Nigel Dunlop looks at the issues that arise in cross-cultural negotiation

Negotiations between parties of different cultures can be difficult, to say the least. As one expert has observed, if gender can complicate the negotiation process, cultural issues can be show-stoppers (Richard Shell, Bargaining for Advantage – Negotiation Strategies for Reasonable People (Second edition, Penguin, 2006)).

The problem is that people negotiate according to values, ideas, and expectations that are deeply rooted in culture and therefore not apparent to those of other cultures, or even to themselves.

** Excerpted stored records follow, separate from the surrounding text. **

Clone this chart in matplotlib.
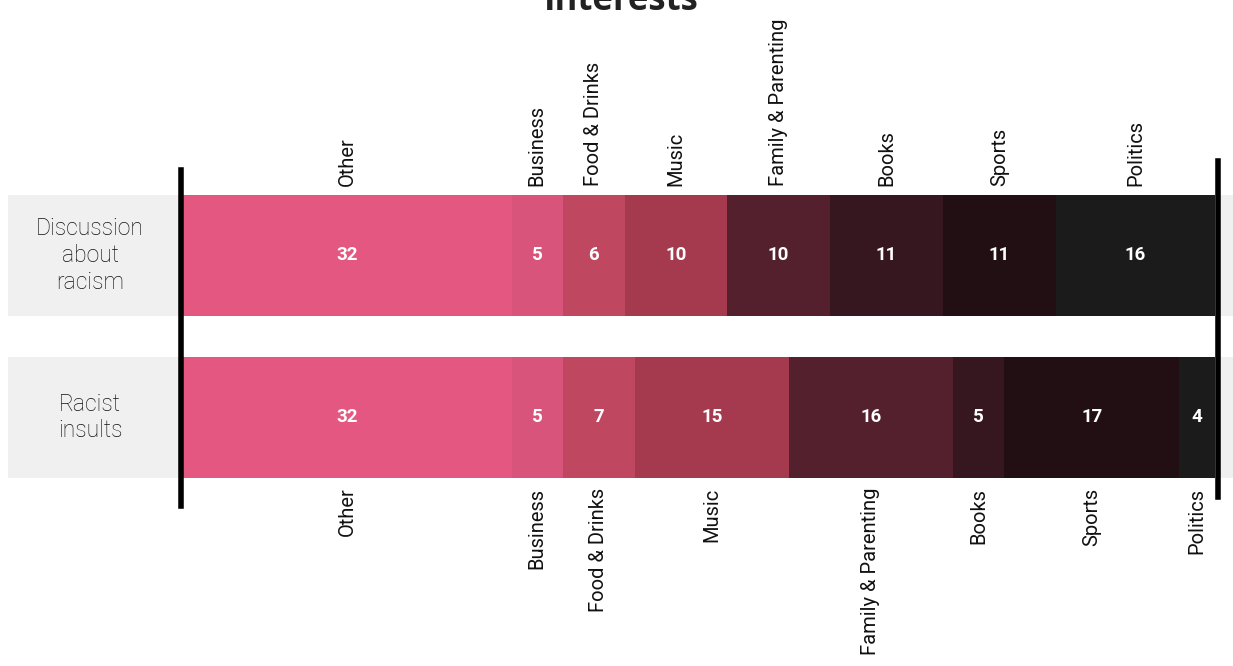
import matplotlib
matplotlib.use("Agg")
import matplotlib.pyplot as plt
from matplotlib.lines import Line2D

rows = ["Discussion\nabout\nracism", "Racist\ninsults"]
categories = ["Other", "Business", "Food & Drinks", "Music",
              "Family & Parenting", "Books", "Sports", "Politics"]
discussion_vals = [32, 5, 6, 10, 10, 11, 11, 16]
insults_vals = [32, 5, 7, 15, 16, 5, 17, 4]
colors = ["#e35780", "#d9547a", "#bf4860", "#a53a4e",
          "#55202e", "#36161f", "#210f14", "#1c1b1c"]
title = "Interests"

W, H = 1233, 666
fig = plt.figure(figsize=(W / 100, H / 100), dpi=100)
fig.patch.set_facecolor("white")

# axes: x from px 183 to 1215, y from px 195 to 478
x0, x1 = 183, 1215
y_top, y_bot = 195, 478
ax = fig.add_axes([x0 / W, 1 - y_bot / H, (x1 - x0) / W, (y_bot - y_top) / H])
bar_h = 121 / 162
xmax = 100.5
ax.set_xlim(0, xmax)
ax.set_ylim(1 + bar_h / 2, -bar_h / 2)
ax.axis("off")

ppu = (x1 - x0) / xmax
bg_left = (8 - x0) / ppu
bg_right = (W - x0) / ppu
for i in range(len(rows)):
    ax.barh(i, bg_right - bg_left, left=bg_left, height=bar_h,
            color="#f0f0f0", clip_on=False, zorder=0, linewidth=0)

font = "Roboto"
for i, vals in enumerate([discussion_vals, insults_vals]):
    left = 0
    for c, v, col in zip(categories, vals, colors):
        ax.barh(i, v, left=left, height=bar_h, color=col, zorder=2, linewidth=0)
        cx = (left + min(left + v, xmax)) / 2
        ax.text(cx, i, str(v), ha="center", va="center", color="white",
                fontsize=13.5, fontweight="bold", family=font, zorder=3)
        if i == 0:
            ax.annotate(c, xy=(cx, -bar_h / 2), xytext=(0, 6.5),
                        textcoords="offset points", rotation=90,
                        ha="center", va="bottom", fontsize=14.5,
                        family=font, color="#111111", annotation_clip=False)
        else:
            ax.annotate(c, xy=(cx, 1 + bar_h / 2), xytext=(0, -7),
                        textcoords="offset points", rotation=90,
                        ha="center", va="top", fontsize=14.5,
                        family=font, color="#111111", annotation_clip=False)
        left += v
    ax.text((90 - x0) / ppu, i, rows[i], ha="center", va="center",
            fontsize=16.5, family=font, fontweight="light", color="#111111",
            linespacing=1.2, clip_on=False)

# vertical black rules
fig.add_artist(Line2D([180.5 / W, 180.5 / W], [1 - 170 / H, 1 - 506 / H],
                      color="black", lw=4, transform=fig.transFigure))
fig.add_artist(Line2D([1218 / W, 1218 / W], [1 - 161 / H, 1 - 497 / H],
                      color="black", lw=4, transform=fig.transFigure))

fig.text(621 / W, 1 - 10 / H, title, ha="center", va="baseline",
         fontsize=25, fontweight="bold", family="Open Sans", color="#222222")

fig.savefig("out.png", dpi=100)
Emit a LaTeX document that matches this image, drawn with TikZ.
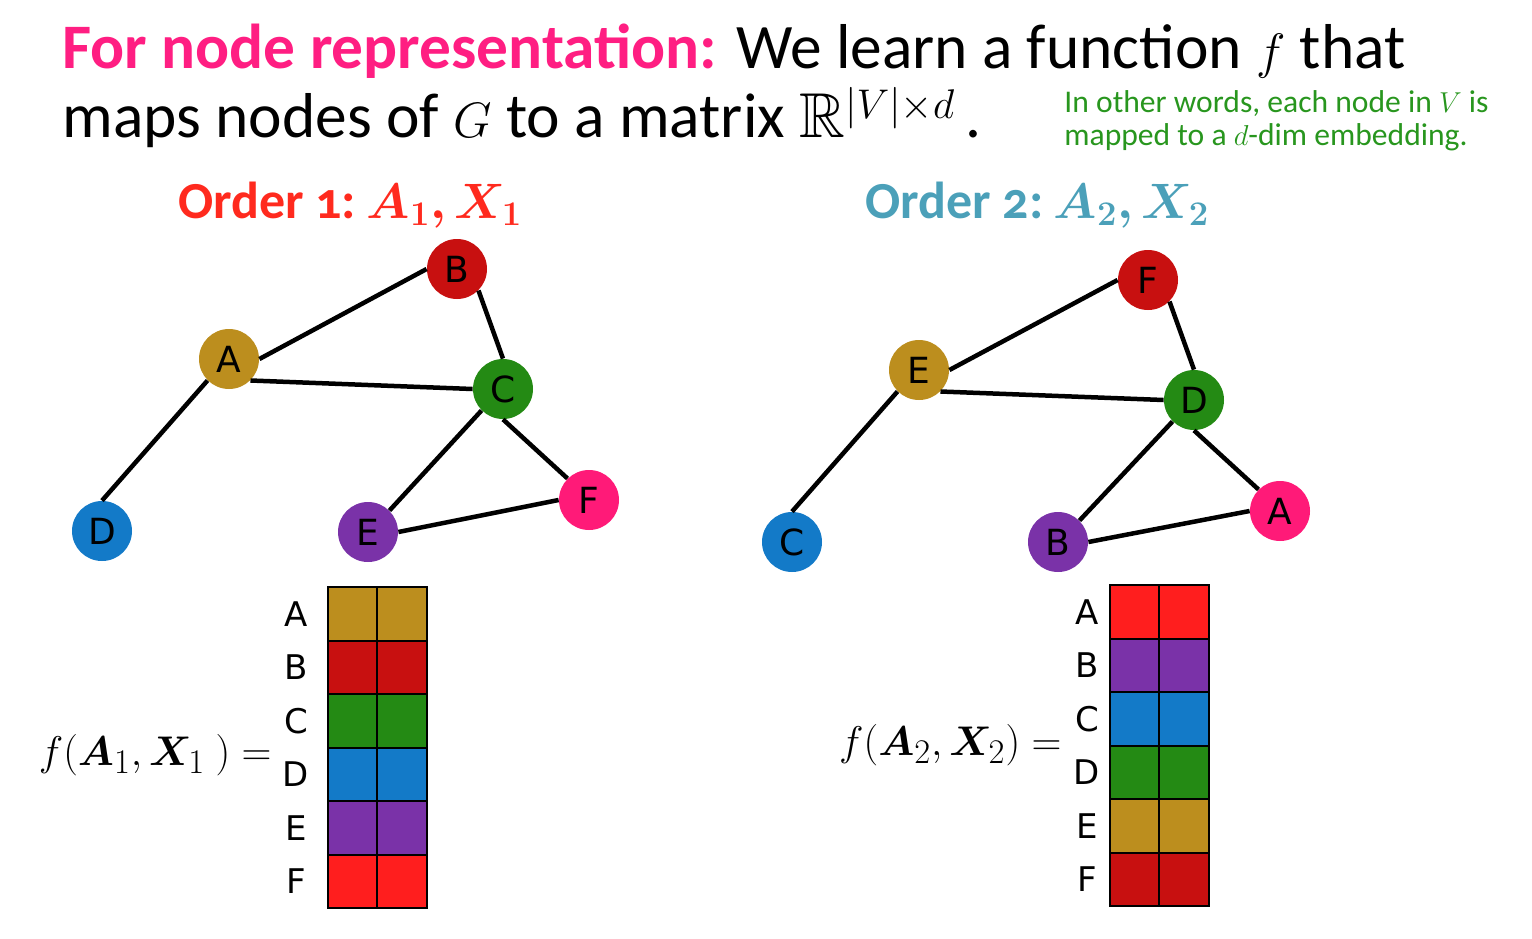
\documentclass[tikz,border=0pt]{standalone}
\usepackage{fontspec}
\usepackage{amsmath}
\usepackage{amssymb}
\usepackage{bm}
\setmainfont{Carlito}
\newfontfamily\nodefont{DejaVu Sans}
\usetikzlibrary{shapes}

\definecolor{nodegold}{RGB}{188,142,30}
\definecolor{nodered}{RGB}{200,16,16}
\definecolor{nodegreen}{RGB}{36,138,20}
\definecolor{nodeblue}{RGB}{19,122,200}
\definecolor{nodepurple}{RGB}{122,50,168}
\definecolor{nodepink}{RGB}{255,26,120}
\definecolor{cellred}{RGB}{255,30,30}
\definecolor{headpink}{RGB}{255,30,130}
\definecolor{notegreen}{RGB}{40,150,30}
\definecolor{orderred}{RGB}{255,42,30}
\definecolor{orderteal}{RGB}{75,160,185}

\tikzset{
	vertex/.style = {shape = circle,
					 minimum size = 30pt,
					 inner sep = 0pt,
					 font = \nodefont\fontsize{18}{18}\selectfont},
	edge/.style = {line width = 2.25pt},
	cell/.style = {draw = black,
				   line width = 1pt,
				   minimum width = 24.75pt,
				   minimum height = 26.75pt,
				   inner sep = 0pt,
				   outer sep = 0pt},
	rowlabel/.style = {font = \nodefont\fontsize{17}{17}\selectfont},
	plain/.style = {inner sep = 0pt}
}

\begin{document}
\begin{tikzpicture}[x = 0.5pt, y = -0.5pt]
	\useasboundingbox (0,0) rectangle (1532,938);

	% heading
	\draw (62,137) node[plain,
						anchor = base west,
						align = left,
						font = \fontsize{31.7}{34.5}\selectfont](head)
		{\textcolor{headpink}{\bfseries For node representation:} We learn a function $f$ that\\
		 maps nodes of $G$ to a matrix $\mathbb{R}^{|V|\times d}$\,.};
	\draw (1064,145) node[plain,
						  anchor = base west,
						  align = left,
						  text = notegreen,
						  font = \fontsize{15.8}{16.5}\selectfont](note)
		{In other words, each node in $V$ is\\
		 mapped to a $d$-dim embedding.};

	\draw (178,218) node[plain,
						 anchor = base west,
						 text = orderred,
						 font = \bfseries\fontsize{26}{30}\selectfont](order1)
		{Order {\addfontfeatures{Numbers=OldStyle}1}:\hspace{0.2em}$\bm{A_1{,}\mkern3mu X_1}$};
	\draw (865,218) node[plain,
						 anchor = base west,
						 text = orderteal,
						 font = \bfseries\fontsize{26}{30}\selectfont](order2)
		{Order {\addfontfeatures{Numbers=OldStyle}2}:\hspace{0.2em}$\bm{A_2{,}\mkern3mu X_2}$};

	% order 1 graph
	\draw (229,359) node[vertex, fill = nodegold](A1) {A};
	\draw (457,269) node[vertex, fill = nodered](B1) {B};
	\draw (503,389) node[vertex, fill = nodegreen](C1) {C};
	\draw (102,531) node[vertex, fill = nodeblue](D1) {D};
	\draw (368,532) node[vertex, fill = nodepurple](E1) {E};
	\draw (589,500) node[vertex, fill = nodepink](F1) {F};

	\draw[edge] (A1.0) -- (B1.180);
	\draw[edge] (A1.-45) -- (C1.180);
	\draw[edge] (A1.-135) -- (D1.90);
	\draw[edge] (B1.-45) -- (C1.90);
	\draw[edge] (C1.-135) -- (E1.45);
	\draw[edge] (C1.-90) -- (F1.135);
	\draw[edge] (E1.0) -- (F1.180);

	% order 2 graph
	\draw (1280,511) node[vertex, fill = nodepink](A2) {A};
	\draw (1058,542) node[vertex, fill = nodepurple](B2) {B};
	\draw (792,542) node[vertex, fill = nodeblue](C2) {C};
	\draw (1194,400) node[vertex, fill = nodegreen](D2) {D};
	\draw (919,370) node[vertex, fill = nodegold](E2) {E};
	\draw (1148,280) node[vertex, fill = nodered](F2) {F};

	\draw[edge] (E2.0) -- (F2.180);
	\draw[edge] (E2.-45) -- (D2.180);
	\draw[edge] (E2.-135) -- (C2.90);
	\draw[edge] (F2.-45) -- (D2.90);
	\draw[edge] (D2.-135) -- (B2.45);
	\draw[edge] (D2.-90) -- (A2.135);
	\draw[edge] (B2.0) -- (A2.180);

	% order 1 embedding
	\draw (272,755) node[plain,
						 anchor = east,
						 font = \fontsize{22.8}{26}\selectfont](f1)
		{$f(\bm{A}_1,\bm{X}_1\ )=$};
	\draw (352.5,614) node[cell, fill = nodegold](mA1a) {} (402,614) node[cell, fill = nodegold](mA1b) {} (296,614) node[rowlabel](tA1) {A};
	\draw (352.5,667.5) node[cell, fill = nodered](mB1a) {} (402,667.5) node[cell, fill = nodered](mB1b) {} (296,667.5) node[rowlabel](tB1) {B};
	\draw (352.5,721) node[cell, fill = nodegreen](mC1a) {} (402,721) node[cell, fill = nodegreen](mC1b) {} (296,721) node[rowlabel](tC1) {C};
	\draw (352.5,774.5) node[cell, fill = nodeblue](mD1a) {} (402,774.5) node[cell, fill = nodeblue](mD1b) {} (296,774.5) node[rowlabel](tD1) {D};
	\draw (352.5,828) node[cell, fill = nodepurple](mE1a) {} (402,828) node[cell, fill = nodepurple](mE1b) {} (296,828) node[rowlabel](tE1) {E};
	\draw (352.5,881.5) node[cell, fill = cellred](mF1a) {} (402,881.5) node[cell, fill = cellred](mF1b) {} (296,881.5) node[rowlabel](tF1) {F};

	% order 2 embedding
	\draw (1062,745) node[plain,
						  anchor = east,
						  font = \fontsize{22.8}{26}\selectfont](f2)
		{$f(\bm{A}_2,\bm{X}_2)=$};
	\draw (1134.5,612) node[cell, fill = cellred](mA2a) {} (1184,612) node[cell, fill = cellred](mA2b) {} (1087,612) node[rowlabel](tA2) {A};
	\draw (1134.5,665.5) node[cell, fill = nodepurple](mB2a) {} (1184,665.5) node[cell, fill = nodepurple](mB2b) {} (1087,665.5) node[rowlabel](tB2) {B};
	\draw (1134.5,719) node[cell, fill = nodeblue](mC2a) {} (1184,719) node[cell, fill = nodeblue](mC2b) {} (1087,719) node[rowlabel](tC2) {C};
	\draw (1134.5,772.5) node[cell, fill = nodegreen](mD2a) {} (1184,772.5) node[cell, fill = nodegreen](mD2b) {} (1087,772.5) node[rowlabel](tD2) {D};
	\draw (1134.5,826) node[cell, fill = nodegold](mE2a) {} (1184,826) node[cell, fill = nodegold](mE2b) {} (1087,826) node[rowlabel](tE2) {E};
	\draw (1134.5,879.5) node[cell, fill = nodered](mF2a) {} (1184,879.5) node[cell, fill = nodered](mF2b) {} (1087,879.5) node[rowlabel](tF2) {F};
\end{tikzpicture}
\end{document}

Take Shell's example of the British CEO engaging in his first negotiation in Lebanon. Every time he made a concession, the other parties escalated rather than reduced their demands. Eventually, he abandoned the negotiations in disgust. Days later, the Lebanese came back to him with attractive settlement proposals based on surprising concessions. What the British CEO had not realized was that in Lebanon walking away from the negotiation table is a very common way to show serious intent to negotiate. Had the CEO walked away from the table earlier, then the deal could have been closed much sooner.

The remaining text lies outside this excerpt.